## BEGIN

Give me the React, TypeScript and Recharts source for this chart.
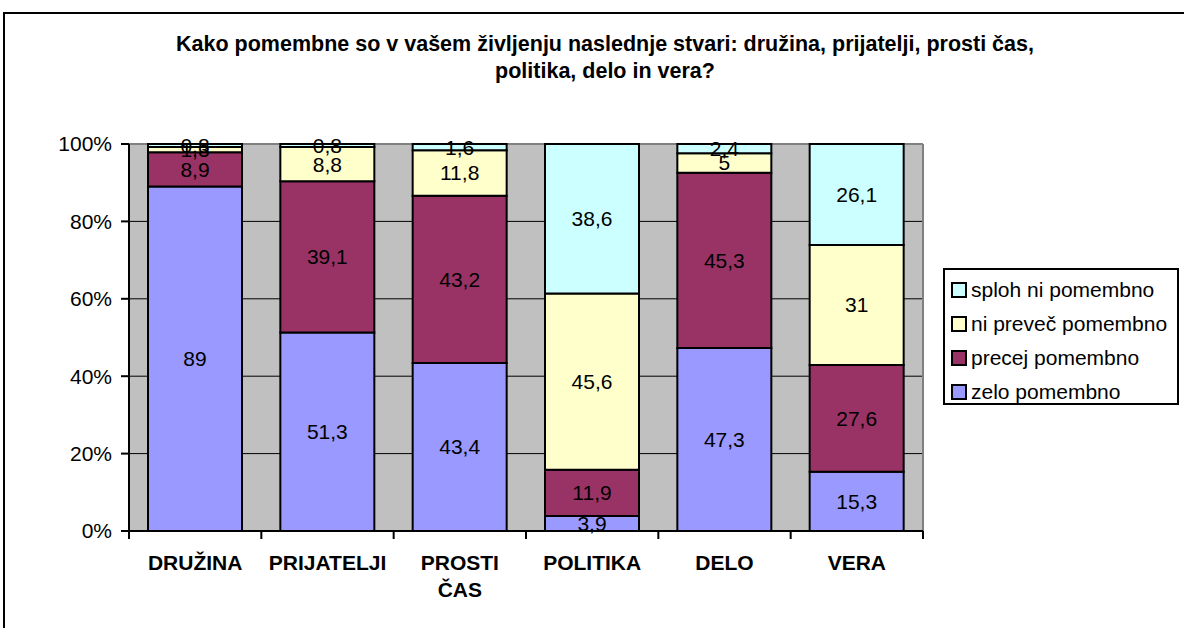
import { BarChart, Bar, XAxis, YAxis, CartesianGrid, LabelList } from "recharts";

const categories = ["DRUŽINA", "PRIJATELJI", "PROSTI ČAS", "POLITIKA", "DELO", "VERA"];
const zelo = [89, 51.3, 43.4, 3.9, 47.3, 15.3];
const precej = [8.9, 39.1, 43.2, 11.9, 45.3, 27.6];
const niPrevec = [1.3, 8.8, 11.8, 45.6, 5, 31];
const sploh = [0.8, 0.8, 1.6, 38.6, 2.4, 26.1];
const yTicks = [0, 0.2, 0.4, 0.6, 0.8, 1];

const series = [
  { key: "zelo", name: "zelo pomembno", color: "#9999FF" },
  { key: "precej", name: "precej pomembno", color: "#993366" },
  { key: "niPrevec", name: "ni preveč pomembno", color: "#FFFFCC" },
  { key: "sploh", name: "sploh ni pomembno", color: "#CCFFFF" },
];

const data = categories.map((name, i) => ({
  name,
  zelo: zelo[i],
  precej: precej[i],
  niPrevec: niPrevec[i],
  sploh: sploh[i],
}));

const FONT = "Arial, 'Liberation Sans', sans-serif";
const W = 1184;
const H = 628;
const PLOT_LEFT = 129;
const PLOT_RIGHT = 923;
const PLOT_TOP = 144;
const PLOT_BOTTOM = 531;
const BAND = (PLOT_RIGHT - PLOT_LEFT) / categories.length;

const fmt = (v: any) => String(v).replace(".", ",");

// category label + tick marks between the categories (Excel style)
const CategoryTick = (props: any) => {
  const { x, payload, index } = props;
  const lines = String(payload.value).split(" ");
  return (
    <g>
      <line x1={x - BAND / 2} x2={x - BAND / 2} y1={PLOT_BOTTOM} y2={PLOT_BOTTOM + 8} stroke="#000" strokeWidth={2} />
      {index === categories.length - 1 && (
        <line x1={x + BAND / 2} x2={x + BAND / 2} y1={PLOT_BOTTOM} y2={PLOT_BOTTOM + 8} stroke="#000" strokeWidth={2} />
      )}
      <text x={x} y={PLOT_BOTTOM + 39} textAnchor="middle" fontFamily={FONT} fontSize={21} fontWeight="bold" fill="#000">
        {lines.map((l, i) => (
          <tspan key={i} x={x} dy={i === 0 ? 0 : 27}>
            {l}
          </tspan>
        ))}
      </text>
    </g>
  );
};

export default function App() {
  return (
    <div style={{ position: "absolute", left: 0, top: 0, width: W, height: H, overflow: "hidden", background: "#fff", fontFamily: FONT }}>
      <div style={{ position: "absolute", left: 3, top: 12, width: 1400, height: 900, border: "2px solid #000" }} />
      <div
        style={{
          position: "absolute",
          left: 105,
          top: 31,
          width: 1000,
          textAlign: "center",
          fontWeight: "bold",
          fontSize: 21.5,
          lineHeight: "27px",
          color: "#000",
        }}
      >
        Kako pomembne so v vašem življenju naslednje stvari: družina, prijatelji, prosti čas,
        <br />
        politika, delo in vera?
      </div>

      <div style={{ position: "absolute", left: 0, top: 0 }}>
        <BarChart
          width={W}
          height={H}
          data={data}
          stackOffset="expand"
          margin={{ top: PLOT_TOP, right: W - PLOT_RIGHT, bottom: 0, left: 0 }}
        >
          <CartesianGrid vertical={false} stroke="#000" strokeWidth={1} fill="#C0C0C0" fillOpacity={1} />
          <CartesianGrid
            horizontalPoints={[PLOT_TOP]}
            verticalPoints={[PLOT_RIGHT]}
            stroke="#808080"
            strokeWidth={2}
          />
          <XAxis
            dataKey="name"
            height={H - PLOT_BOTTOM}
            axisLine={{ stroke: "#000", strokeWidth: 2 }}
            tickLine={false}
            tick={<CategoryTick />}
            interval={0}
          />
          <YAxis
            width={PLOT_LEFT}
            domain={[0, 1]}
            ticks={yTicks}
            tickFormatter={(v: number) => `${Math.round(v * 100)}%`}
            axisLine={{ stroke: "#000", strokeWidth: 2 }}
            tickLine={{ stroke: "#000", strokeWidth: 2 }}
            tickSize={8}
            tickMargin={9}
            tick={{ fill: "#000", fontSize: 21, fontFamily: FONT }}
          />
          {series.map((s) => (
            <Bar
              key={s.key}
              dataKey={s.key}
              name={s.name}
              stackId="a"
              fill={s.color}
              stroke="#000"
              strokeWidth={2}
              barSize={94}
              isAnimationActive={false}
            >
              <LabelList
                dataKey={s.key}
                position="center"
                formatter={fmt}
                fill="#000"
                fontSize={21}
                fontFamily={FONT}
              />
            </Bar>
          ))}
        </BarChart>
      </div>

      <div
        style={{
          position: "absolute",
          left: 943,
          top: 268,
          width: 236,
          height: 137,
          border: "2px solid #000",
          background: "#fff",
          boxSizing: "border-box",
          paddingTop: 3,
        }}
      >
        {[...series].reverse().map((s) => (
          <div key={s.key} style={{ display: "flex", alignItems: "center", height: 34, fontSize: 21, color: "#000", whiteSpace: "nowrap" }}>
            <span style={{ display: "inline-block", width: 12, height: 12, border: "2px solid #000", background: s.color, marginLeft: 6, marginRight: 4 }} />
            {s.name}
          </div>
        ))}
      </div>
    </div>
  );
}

## END

- WRITTEN INSTRUCTION
Write out nothing but the lines from the start of the data through the line with "const yTicks = [0, 0.2, 0.4, 0.6, 0.8, 1];". Leave out the pictures.

- RESPONSE
Give me the React, TypeScript and Recharts source for this chart.
import { BarChart, Bar, XAxis, YAxis, CartesianGrid, LabelList } from "recharts";

const categories = ["DRUŽINA", "PRIJATELJI", "PROSTI ČAS", "POLITIKA", "DELO", "VERA"];
const zelo = [89, 51.3, 43.4, 3.9, 47.3, 15.3];
const precej = [8.9, 39.1, 43.2, 11.9, 45.3, 27.6];
const niPrevec = [1.3, 8.8, 11.8, 45.6, 5, 31];
const sploh = [0.8, 0.8, 1.6, 38.6, 2.4, 26.1];
const yTicks = [0, 0.2, 0.4, 0.6, 0.8, 1];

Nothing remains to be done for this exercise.